As a kid, I used to record made-up news bulletins onto a cassette tape and signed off as "Ann Sandals". I must have been watching a lot of now-veteran newsreader Ann Sanders at the time.

Anyhow, it was community radio that opened the door to journalism for me. I presented a breakfast programme at 2SER in Sydney with different friends for about five years. It was a lot of fun, and I learnt a lot. It allowed me to interview many fascinating people, make radio packages, and explore the stories I was interested in.
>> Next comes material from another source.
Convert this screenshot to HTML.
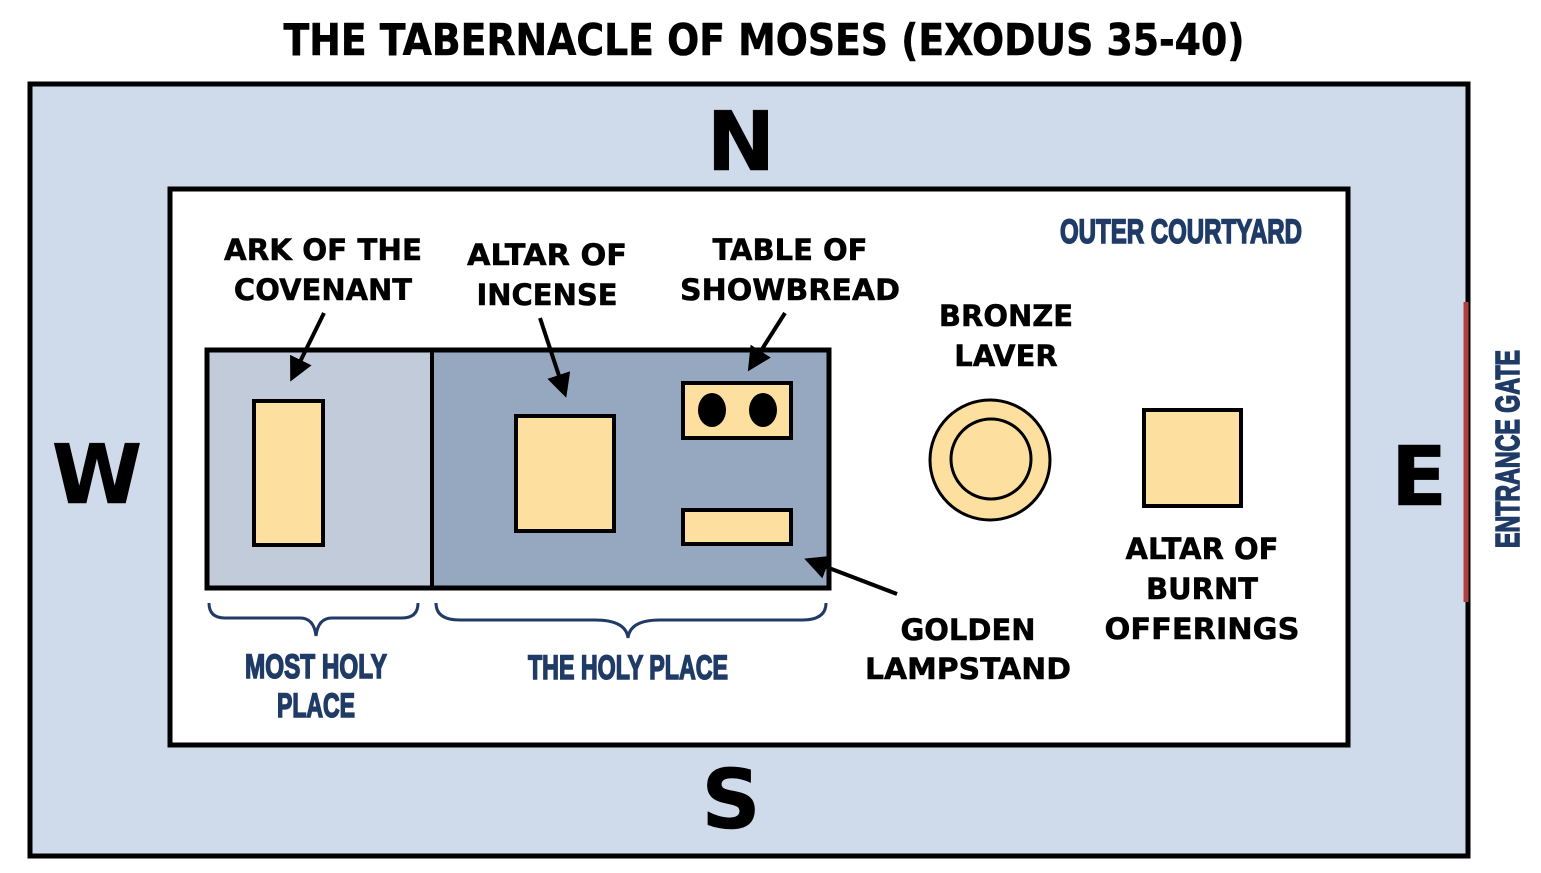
<!DOCTYPE html>
<html><head><style>html,body{margin:0;padding:0;background:#fff}svg{display:block}</style></head><body>
<svg width="1541" height="873" viewBox="0 0 1541 873" xmlns="http://www.w3.org/2000/svg">
<defs><marker id="ah" markerWidth="6" markerHeight="6" refX="5" refY="3" orient="auto" markerUnits="strokeWidth"><path d="M0,0 L6,3 L0,6 z" fill="#000"/></marker></defs>
<g font-family="'DejaVu Sans','Liberation Sans',sans-serif" font-weight="bold" fill="#000">
<text x="764" y="55" font-size="44" text-anchor="middle" textLength="961" lengthAdjust="spacingAndGlyphs" stroke="#000" stroke-width="0.6">THE TABERNACLE OF MOSES (EXODUS 35-40)</text>
</g>
<rect x="30" y="84" width="1438" height="772" fill="#cfdbea" stroke="#000" stroke-width="5"/>
<line x1="1466" y1="302" x2="1466" y2="602" stroke="#b04040" stroke-width="5"/>
<rect x="170" y="189" width="1178" height="556" fill="#fff" stroke="#000" stroke-width="5"/>
<rect x="207" y="350" width="225" height="238" fill="#c2cbd9"/>
<rect x="432" y="350" width="397" height="238" fill="#96a8bf"/>
<rect x="207" y="350" width="622" height="238" fill="none" stroke="#000" stroke-width="5"/>
<line x1="432" y1="350" x2="432" y2="588" stroke="#000" stroke-width="4"/>
<g fill="#fde0a0" stroke="#000" stroke-width="4">
<rect x="254" y="401" width="69" height="144"/>
<rect x="516" y="416" width="98" height="115"/>
<rect x="683" y="383" width="108" height="55"/>
<rect x="683" y="510" width="108" height="34"/>
<rect x="1144" y="410" width="97" height="96"/>
<circle cx="990" cy="460" r="60" stroke-width="3"/>
<circle cx="991" cy="459" r="40" stroke-width="3"/>
</g>
<ellipse cx="712" cy="410" rx="14" ry="17" fill="#000"/>
<ellipse cx="763" cy="410" rx="14" ry="17" fill="#000"/>
<g stroke="#000" stroke-width="4" fill="none" marker-end="url(#ah)">
<line x1="324" y1="313" x2="292" y2="378"/>
<line x1="540" y1="318" x2="565" y2="394"/>
<line x1="785" y1="313" x2="750" y2="368"/>
<line x1="897" y1="594" x2="808" y2="560"/>
</g>
<g stroke="#1f3b66" stroke-width="3" fill="none">
<path d="M209,603 Q209,618 225,618 L300,618 Q314,618 316,636 Q318,618 332,618 L402,618 Q418,618 418,603"/>
<path d="M436,603 Q436,620 460,620 L595,620 Q626,620 628,638 Q630,620 660,620 L802,620 Q826,620 826,603"/>
</g>
<g font-family="'DejaVu Sans','Liberation Sans',sans-serif" font-weight="bold" fill="#000" stroke="#000" stroke-width="0.5" text-anchor="middle" font-size="29">
<text x="323" y="260" textLength="198" lengthAdjust="spacingAndGlyphs">ARK OF THE</text>
<text x="323" y="300">COVENANT</text>
<text x="547" y="265" textLength="160" lengthAdjust="spacingAndGlyphs">ALTAR OF</text>
<text x="547" y="305">INCENSE</text>
<text x="790" y="260">TABLE OF</text>
<text x="790" y="300" textLength="220" lengthAdjust="spacingAndGlyphs">SHOWBREAD</text>
<text x="1006" y="326">BRONZE</text>
<text x="1006" y="366">LAVER</text>
<text x="968" y="640">GOLDEN</text>
<text x="968" y="679" textLength="206" lengthAdjust="spacingAndGlyphs">LAMPSTAND</text>
<text x="1202" y="559">ALTAR OF</text>
<text x="1202" y="599">BURNT</text>
<text x="1202" y="639" textLength="195" lengthAdjust="spacingAndGlyphs">OFFERINGS</text>
<text x="741" y="170" font-size="82">N</text>
<text x="97" y="503" font-size="82">W</text>
<text x="1419" y="505" font-size="82">E</text>
<text x="731" y="828" font-size="82">S</text>
</g>
<g font-family="'Liberation Sans Narrow','Liberation Sans',sans-serif" font-weight="bold" fill="#1f3b66" stroke="#1f3b66" stroke-width="1.6" text-anchor="middle" font-size="34">
<text x="1181" y="243" textLength="242" lengthAdjust="spacingAndGlyphs">OUTER COURTYARD</text>
<text x="316" y="678" textLength="142" lengthAdjust="spacingAndGlyphs">MOST HOLY</text>
<text x="316" y="717" textLength="78" lengthAdjust="spacingAndGlyphs">PLACE</text>
<text x="628" y="679" textLength="200" lengthAdjust="spacingAndGlyphs">THE HOLY PLACE</text>
<text transform="translate(1519,449) rotate(-90)" x="0" y="0" font-size="33" textLength="198" lengthAdjust="spacingAndGlyphs">ENTRANCE GATE</text>
</g>
</svg>
</body></html>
What distinguishes coverage for and from regional Australia?
Telling stories from regional parts of Australia, like Alice Springs, is endlessly interesting. People are consistently generous in telling you about the often-challenging parts of their lives and the wonderful things that happen because they want the rest of the country to hear them. Given that the traditional media landscape has shrunk in the regions, that feels more important than ever.

Being a journalist in Central Australia also means you can be outdoors much more than in the city. While the population might be smaller, the area we're trying to cover is huge, and that means getting out and about to where people are, even if it's a five-hour drive on a dirt road.
Tell us more about your recent series, Spies in the Outback.
Since I arrived 16 years ago, I've been curious about the secretive intelligence facility (Pine Gap) on the fringe of Alice Springs. But there's a social norm that means no one talks or asks about it. The more I've learned in recent years, the more I've seriously questioned what is going on in Australia's backyard. And why doesn't the public know more about this joint United States / Australian spy base hidden in the McDonnell Ranges?

Much of the information about the spy base is quite technical around antennas and satellites, and I felt that telling Pine Gap's story through the Spies in the Outback podcast would make it much more accessible. I've heard some wild stories about Pine Gap throughout the investigation, from stories about loose-lipped Americans sent packing in the middle of the night to revelations from traditional owners about what's inside the razor wire. You'll have to tune in to find out more! 

Like each of the previous Expanse seasons, Spies in the Outback shares a story from across this vast continent. The podcast transports listeners to a remote outback town but simultaneously into a story of national significance. Pine Gap is more relevant than ever as the jewel in the crown of the U.S. / Australian intelligence sharing and military partnership. It's a story of significant public interest and, therefore, one ABC was keen to tell.
Who is behind the editorial team?
The Spies in the Outback team is small. Piia Wirsu, Supervising Producer; Grant Wolter, Sound Engineer; and Elsa Silberstein on production / research led by Executive Producer, Blythe Moore. The team has worked on Spies in the Outback over the past six months. But it would be fair to say living over the range from this spy base, I've been thinking, planning, and researching for a lot longer than that!

Do you have advice for anyone who wishes to pitch stories or be featured in a limited series project?
A clear driving question is so important. For Spies in the Outback, I was constantly coming back to that, "what is happening in my backyard (Australia's backyard) in Alice Springs"? And you've got to work out how you can tell the story through characters in a way that's engaging, genuine, and fair.